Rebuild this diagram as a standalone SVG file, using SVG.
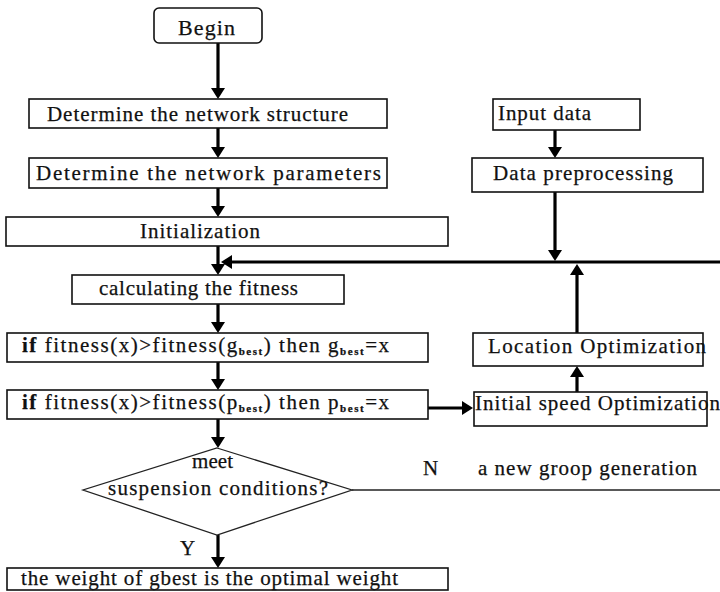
<svg xmlns="http://www.w3.org/2000/svg" width="720" height="592" viewBox="0 0 720 592">
  <style>
    .box { fill: #fff; stroke: #111; stroke-width: 1.6; }
    .lbl { font-family: "Liberation Serif", "Times New Roman", "DejaVu Serif", serif; font-size: 21px; fill: #111; stroke: #111; stroke-width: 0.25; }
    .sub { font-size: 11px; font-weight: bold; }
    .flow { stroke: #000; stroke-width: 3.2; fill: none; }
    .thin { stroke: #222; stroke-width: 1.6; fill: none; }
  </style>
  <defs>
    <marker id="head" markerUnits="userSpaceOnUse" markerWidth="12" markerHeight="14" refX="0" refY="7" orient="auto">
      <path d="M0,0 L11,7 L0,14 z" fill="#000"/>
    </marker>
  </defs>

  <rect width="720" height="592" fill="#fff"/>

  <!-- connectors -->
  <g id="connectors">
    <line class="flow" x1="218" y1="43" x2="218" y2="88" marker-end="url(#head)"/>
    <line class="flow" x1="218" y1="128" x2="218" y2="147" marker-end="url(#head)"/>
    <line class="flow" x1="218" y1="188" x2="218" y2="206" marker-end="url(#head)"/>
    <line class="flow" x1="218" y1="246" x2="218" y2="264" marker-end="url(#head)"/>
    <line class="flow" x1="720" y1="262" x2="232" y2="262" marker-end="url(#head)"/>
    <line class="flow" x1="218" y1="304" x2="218" y2="322" marker-end="url(#head)"/>
    <line class="flow" x1="218" y1="362" x2="218" y2="379" marker-end="url(#head)"/>
    <line class="flow" x1="218" y1="419" x2="218" y2="437" marker-end="url(#head)"/>
    <line class="flow" x1="218" y1="535" x2="218" y2="557" marker-end="url(#head)"/>
    <line class="flow" x1="555" y1="130" x2="555" y2="147" marker-end="url(#head)"/>
    <line class="flow" x1="555" y1="192" x2="555" y2="250" marker-end="url(#head)"/>
    <line class="flow" x1="577" y1="333" x2="577" y2="275" marker-end="url(#head)"/>
    <line class="flow" x1="577" y1="392" x2="577" y2="377" marker-end="url(#head)"/>
    <line class="flow" x1="428" y1="408" x2="462" y2="408" marker-end="url(#head)"/>
    <line class="thin" x1="352" y1="490" x2="720" y2="490"/>
    <text class="lbl" x="423" y="475" textLength="17">N</text>
    <text class="lbl" x="478" y="475" textLength="219" lengthAdjust="spacing">a new groop generation</text>
    <text class="lbl" x="180" y="555" textLength="17">Y</text>
  </g>

  <g id="begin">
    <rect class="box" x="154" y="8" width="108" height="35" rx="5"/>
    <text class="lbl" x="178" y="35" textLength="57" style="font-size:22px">Begin</text>
  </g>

  <g id="structure">
    <rect class="box" x="29" y="99" width="358" height="29"/>
    <text class="lbl" x="47" y="121" textLength="301" lengthAdjust="spacing">Determine the network structure</text>
  </g>

  <g id="parameters">
    <rect class="box" x="29" y="158" width="358" height="30"/>
    <text class="lbl" x="36" y="180" textLength="345" lengthAdjust="spacing">Determine the network parameters</text>
  </g>

  <g id="initialization">
    <rect class="box" x="6" y="217" width="442" height="29"/>
    <text class="lbl" x="140" y="238" textLength="120" lengthAdjust="spacing">Initialization</text>
  </g>

  <g id="fitness">
    <rect class="box" x="72" y="275" width="272" height="29"/>
    <text class="lbl" x="99" y="295" textLength="199" lengthAdjust="spacing">calculating the fitness</text>
  </g>

  <g id="gbest">
    <rect class="box" x="7" y="333" width="421" height="29"/>
    <text class="lbl" x="22" y="352" textLength="367" lengthAdjust="spacing"><tspan font-weight="bold">if</tspan> fitness(x)&gt;fitness(g<tspan class="sub" dy="3">best</tspan><tspan dy="-3">) then g</tspan><tspan class="sub" dy="3">best</tspan><tspan dy="-3">=x</tspan></text>
  </g>

  <g id="pbest">
    <rect class="box" x="7" y="390" width="421" height="29"/>
    <text class="lbl" x="22" y="409" textLength="367" lengthAdjust="spacing"><tspan font-weight="bold">if</tspan> fitness(x)&gt;fitness(p<tspan class="sub" dy="3">best</tspan><tspan dy="-3">) then p</tspan><tspan class="sub" dy="3">best</tspan><tspan dy="-3">=x</tspan></text>
  </g>

  <g id="suspension">
    <polygon points="217,448 352,490 217,535 83,490" fill="#fff" stroke="#222" stroke-width="1.3"/>
    <text class="lbl" x="192" y="468" textLength="41">meet</text>
    <text class="lbl" x="108" y="495" textLength="220" lengthAdjust="spacing">suspension conditions?</text>
  </g>

  <g id="result">
    <rect class="box" x="7" y="568" width="441" height="22"/>
    <text class="lbl" x="21" y="585" textLength="377" lengthAdjust="spacing">the weight of gbest is the optimal weight</text>
  </g>

  <g id="input">
    <rect class="box" x="493" y="99" width="147" height="31"/>
    <text class="lbl" x="498" y="120" textLength="93" lengthAdjust="spacing">Input data</text>
  </g>

  <g id="preprocessing">
    <rect class="box" x="472" y="158" width="231" height="34"/>
    <text class="lbl" x="493" y="180" textLength="180" lengthAdjust="spacing">Data preprocessing</text>
  </g>

  <g id="location">
    <rect class="box" x="473" y="333" width="230" height="33"/>
    <text class="lbl" x="488" y="353" textLength="218" lengthAdjust="spacing">Location Optimization</text>
  </g>

  <g id="speed">
    <rect class="box" x="474" y="392" width="233" height="34"/>
    <text class="lbl" x="475" y="410" textLength="245" lengthAdjust="spacing">Initial speed Optimization</text>
  </g>
</svg>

- _WHAT YOU SHOULD DO_
Each line above is to be copied verbatim. Drop any image from the copy.

- _REPLY TO THE EXERCISE_
Rebuild this diagram as a standalone SVG file, using SVG.
<svg xmlns="http://www.w3.org/2000/svg" width="720" height="592" viewBox="0 0 720 592">
  <style>
    .box { fill: #fff; stroke: #111; stroke-width: 1.6; }
    .lbl { font-family: "Liberation Serif", "Times New Roman", "DejaVu Serif", serif; font-size: 21px; fill: #111; stroke: #111; stroke-width: 0.25; }
    .sub { font-size: 11px; font-weight: bold; }
    .flow { stroke: #000; stroke-width: 3.2; fill: none; }
    .thin { stroke: #222; stroke-width: 1.6; fill: none; }
  </style>
  <defs>
    <marker id="head" markerUnits="userSpaceOnUse" markerWidth="12" markerHeight="14" refX="0" refY="7" orient="auto">
      <path d="M0,0 L11,7 L0,14 z" fill="#000"/>
    </marker>
  </defs>

  <rect width="720" height="592" fill="#fff"/>

  <!-- connectors -->
  <g id="connectors">
    <line class="flow" x1="218" y1="43" x2="218" y2="88" marker-end="url(#head)"/>
    <line class="flow" x1="218" y1="128" x2="218" y2="147" marker-end="url(#head)"/>
    <line class="flow" x1="218" y1="188" x2="218" y2="206" marker-end="url(#head)"/>
    <line class="flow" x1="218" y1="246" x2="218" y2="264" marker-end="url(#head)"/>
    <line class="flow" x1="720" y1="262" x2="232" y2="262" marker-end="url(#head)"/>
    <line class="flow" x1="218" y1="304" x2="218" y2="322" marker-end="url(#head)"/>
    <line class="flow" x1="218" y1="362" x2="218" y2="379" marker-end="url(#head)"/>
    <line class="flow" x1="218" y1="419" x2="218" y2="437" marker-end="url(#head)"/>
    <line class="flow" x1="218" y1="535" x2="218" y2="557" marker-end="url(#head)"/>
    <line class="flow" x1="555" y1="130" x2="555" y2="147" marker-end="url(#head)"/>
    <line class="flow" x1="555" y1="192" x2="555" y2="250" marker-end="url(#head)"/>
    <line class="flow" x1="577" y1="333" x2="577" y2="275" marker-end="url(#head)"/>
    <line class="flow" x1="577" y1="392" x2="577" y2="377" marker-end="url(#head)"/>
    <line class="flow" x1="428" y1="408" x2="462" y2="408" marker-end="url(#head)"/>
    <line class="thin" x1="352" y1="490" x2="720" y2="490"/>
    <text class="lbl" x="423" y="475" textLength="17">N</text>
    <text class="lbl" x="478" y="475" textLength="219" lengthAdjust="spacing">a new groop generation</text>
    <text class="lbl" x="180" y="555" textLength="17">Y</text>
  </g>

  <g id="begin">
    <rect class="box" x="154" y="8" width="108" height="35" rx="5"/>
    <text class="lbl" x="178" y="35" textLength="57" style="font-size:22px">Begin</text>
  </g>

  <g id="structure">
    <rect class="box" x="29" y="99" width="358" height="29"/>
    <text class="lbl" x="47" y="121" textLength="301" lengthAdjust="spacing">Determine the network structure</text>
  </g>

  <g id="parameters">
    <rect class="box" x="29" y="158" width="358" height="30"/>
    <text class="lbl" x="36" y="180" textLength="345" lengthAdjust="spacing">Determine the network parameters</text>
  </g>

  <g id="initialization">
    <rect class="box" x="6" y="217" width="442" height="29"/>
    <text class="lbl" x="140" y="238" textLength="120" lengthAdjust="spacing">Initialization</text>
  </g>

  <g id="fitness">
    <rect class="box" x="72" y="275" width="272" height="29"/>
    <text class="lbl" x="99" y="295" textLength="199" lengthAdjust="spacing">calculating the fitness</text>
  </g>

  <g id="gbest">
    <rect class="box" x="7" y="333" width="421" height="29"/>
    <text class="lbl" x="22" y="352" textLength="367" lengthAdjust="spacing"><tspan font-weight="bold">if</tspan> fitness(x)&gt;fitness(g<tspan class="sub" dy="3">best</tspan><tspan dy="-3">) then g</tspan><tspan class="sub" dy="3">best</tspan><tspan dy="-3">=x</tspan></text>
  </g>

  <g id="pbest">
    <rect class="box" x="7" y="390" width="421" height="29"/>
    <text class="lbl" x="22" y="409" textLength="367" lengthAdjust="spacing"><tspan font-weight="bold">if</tspan> fitness(x)&gt;fitness(p<tspan class="sub" dy="3">best</tspan><tspan dy="-3">) then p</tspan><tspan class="sub" dy="3">best</tspan><tspan dy="-3">=x</tspan></text>
  </g>

  <g id="suspension">
    <polygon points="217,448 352,490 217,535 83,490" fill="#fff" stroke="#222" stroke-width="1.3"/>
    <text class="lbl" x="192" y="468" textLength="41">meet</text>
    <text class="lbl" x="108" y="495" textLength="220" lengthAdjust="spacing">suspension conditions?</text>
  </g>

  <g id="result">
    <rect class="box" x="7" y="568" width="441" height="22"/>
    <text class="lbl" x="21" y="585" textLength="377" lengthAdjust="spacing">the weight of gbest is the optimal weight</text>
  </g>

  <g id="input">
    <rect class="box" x="493" y="99" width="147" height="31"/>
    <text class="lbl" x="498" y="120" textLength="93" lengthAdjust="spacing">Input data</text>
  </g>

  <g id="preprocessing">
    <rect class="box" x="472" y="158" width="231" height="34"/>
    <text class="lbl" x="493" y="180" textLength="180" lengthAdjust="spacing">Data preprocessing</text>
  </g>

  <g id="location">
    <rect class="box" x="473" y="333" width="230" height="33"/>
    <text class="lbl" x="488" y="353" textLength="218" lengthAdjust="spacing">Location Optimization</text>
  </g>

  <g id="speed">
    <rect class="box" x="474" y="392" width="233" height="34"/>
    <text class="lbl" x="475" y="410" textLength="245" lengthAdjust="spacing">Initial speed Optimization</text>
  </g>
</svg>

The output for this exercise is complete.